Problem to solve - Pick out every line that holds the string "this" and copy it.

Exercise inputs -
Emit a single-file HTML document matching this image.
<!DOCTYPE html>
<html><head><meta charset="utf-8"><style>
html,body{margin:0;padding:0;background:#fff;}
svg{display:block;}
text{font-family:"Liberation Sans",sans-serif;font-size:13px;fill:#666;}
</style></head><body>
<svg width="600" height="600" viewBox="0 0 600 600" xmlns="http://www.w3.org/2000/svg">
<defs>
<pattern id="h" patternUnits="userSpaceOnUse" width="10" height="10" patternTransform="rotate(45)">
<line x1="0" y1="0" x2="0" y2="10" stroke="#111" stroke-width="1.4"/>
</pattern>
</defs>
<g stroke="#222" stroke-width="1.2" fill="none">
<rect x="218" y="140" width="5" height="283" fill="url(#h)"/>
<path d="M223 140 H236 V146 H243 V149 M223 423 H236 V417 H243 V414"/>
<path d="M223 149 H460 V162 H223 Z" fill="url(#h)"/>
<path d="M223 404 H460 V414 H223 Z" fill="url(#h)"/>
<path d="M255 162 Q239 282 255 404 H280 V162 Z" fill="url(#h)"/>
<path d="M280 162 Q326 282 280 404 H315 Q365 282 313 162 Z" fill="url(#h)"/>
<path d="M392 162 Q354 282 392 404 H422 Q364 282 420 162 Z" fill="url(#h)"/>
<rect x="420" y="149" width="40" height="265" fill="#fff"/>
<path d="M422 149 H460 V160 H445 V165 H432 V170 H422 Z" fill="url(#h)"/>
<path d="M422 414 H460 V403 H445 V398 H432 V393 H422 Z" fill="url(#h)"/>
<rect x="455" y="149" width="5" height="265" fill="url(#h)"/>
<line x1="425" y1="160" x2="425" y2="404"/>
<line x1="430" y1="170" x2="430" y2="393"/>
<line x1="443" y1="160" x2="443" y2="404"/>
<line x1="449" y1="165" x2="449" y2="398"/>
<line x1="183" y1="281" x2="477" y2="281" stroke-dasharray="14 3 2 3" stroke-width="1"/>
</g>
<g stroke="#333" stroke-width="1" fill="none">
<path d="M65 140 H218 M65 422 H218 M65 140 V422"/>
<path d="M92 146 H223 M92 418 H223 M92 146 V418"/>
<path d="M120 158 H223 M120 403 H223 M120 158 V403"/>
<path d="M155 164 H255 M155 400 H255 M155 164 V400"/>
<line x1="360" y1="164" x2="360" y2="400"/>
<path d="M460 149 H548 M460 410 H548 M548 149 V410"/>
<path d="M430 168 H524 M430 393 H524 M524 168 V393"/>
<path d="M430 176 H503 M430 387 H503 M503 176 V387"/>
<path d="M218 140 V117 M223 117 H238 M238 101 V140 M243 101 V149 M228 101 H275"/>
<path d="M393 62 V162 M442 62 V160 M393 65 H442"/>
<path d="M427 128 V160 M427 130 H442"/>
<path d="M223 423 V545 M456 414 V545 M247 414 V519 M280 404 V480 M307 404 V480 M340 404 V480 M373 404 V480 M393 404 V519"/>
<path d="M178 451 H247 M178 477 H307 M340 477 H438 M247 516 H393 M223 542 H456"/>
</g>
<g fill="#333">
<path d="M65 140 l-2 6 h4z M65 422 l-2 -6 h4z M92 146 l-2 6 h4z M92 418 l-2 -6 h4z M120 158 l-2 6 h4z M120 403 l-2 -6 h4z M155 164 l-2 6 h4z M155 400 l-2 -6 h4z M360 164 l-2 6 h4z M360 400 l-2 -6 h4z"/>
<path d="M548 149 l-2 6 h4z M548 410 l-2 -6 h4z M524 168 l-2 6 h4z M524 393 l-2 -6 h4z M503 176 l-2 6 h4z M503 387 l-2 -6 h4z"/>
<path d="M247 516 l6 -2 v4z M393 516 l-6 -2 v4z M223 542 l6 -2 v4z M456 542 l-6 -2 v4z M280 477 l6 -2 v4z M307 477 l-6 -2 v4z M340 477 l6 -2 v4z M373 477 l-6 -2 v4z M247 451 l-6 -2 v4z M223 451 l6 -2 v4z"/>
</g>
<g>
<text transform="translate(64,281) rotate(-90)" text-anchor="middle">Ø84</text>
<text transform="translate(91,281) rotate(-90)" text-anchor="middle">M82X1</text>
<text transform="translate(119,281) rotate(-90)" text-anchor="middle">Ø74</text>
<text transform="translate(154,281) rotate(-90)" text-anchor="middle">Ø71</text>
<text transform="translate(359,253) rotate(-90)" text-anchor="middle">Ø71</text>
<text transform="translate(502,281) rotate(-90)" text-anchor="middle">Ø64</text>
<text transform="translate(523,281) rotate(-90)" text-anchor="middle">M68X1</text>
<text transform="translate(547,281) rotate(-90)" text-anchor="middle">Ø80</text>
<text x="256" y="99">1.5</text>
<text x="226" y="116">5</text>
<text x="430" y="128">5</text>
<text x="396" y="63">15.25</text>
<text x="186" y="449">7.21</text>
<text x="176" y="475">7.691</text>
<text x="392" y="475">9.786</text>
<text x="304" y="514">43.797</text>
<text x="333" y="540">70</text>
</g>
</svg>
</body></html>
* * *
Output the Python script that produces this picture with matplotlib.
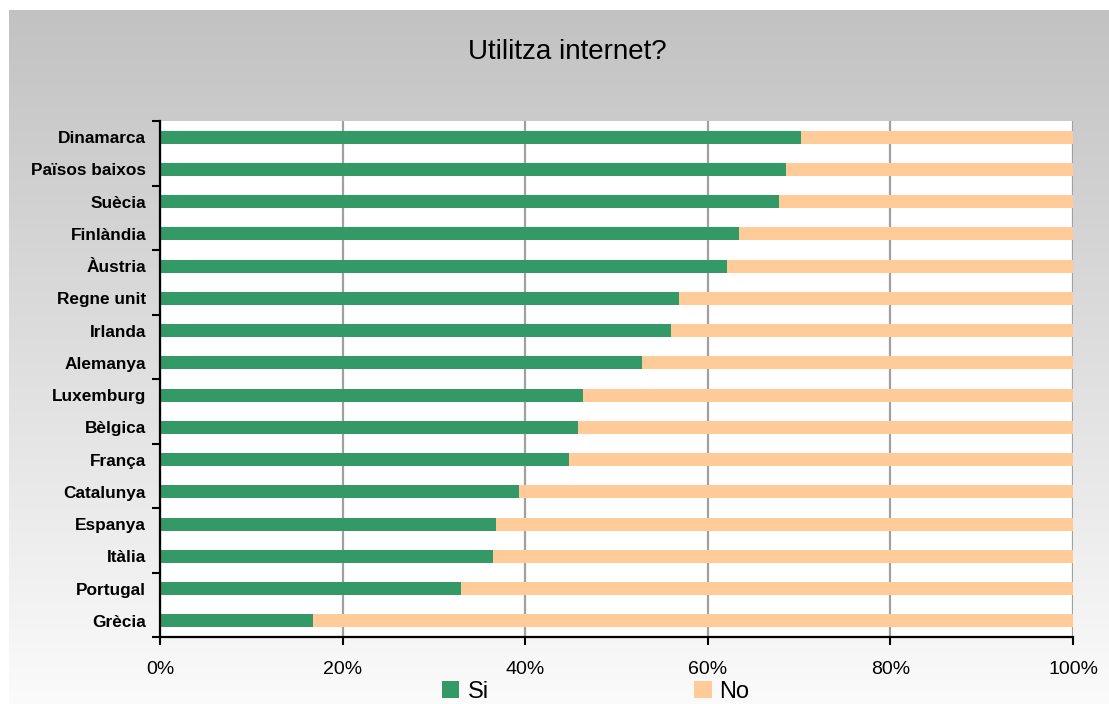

Exercise solution -
Emit a single-file HTML document matching this image.
Output the Python script that produces this picture with matplotlib.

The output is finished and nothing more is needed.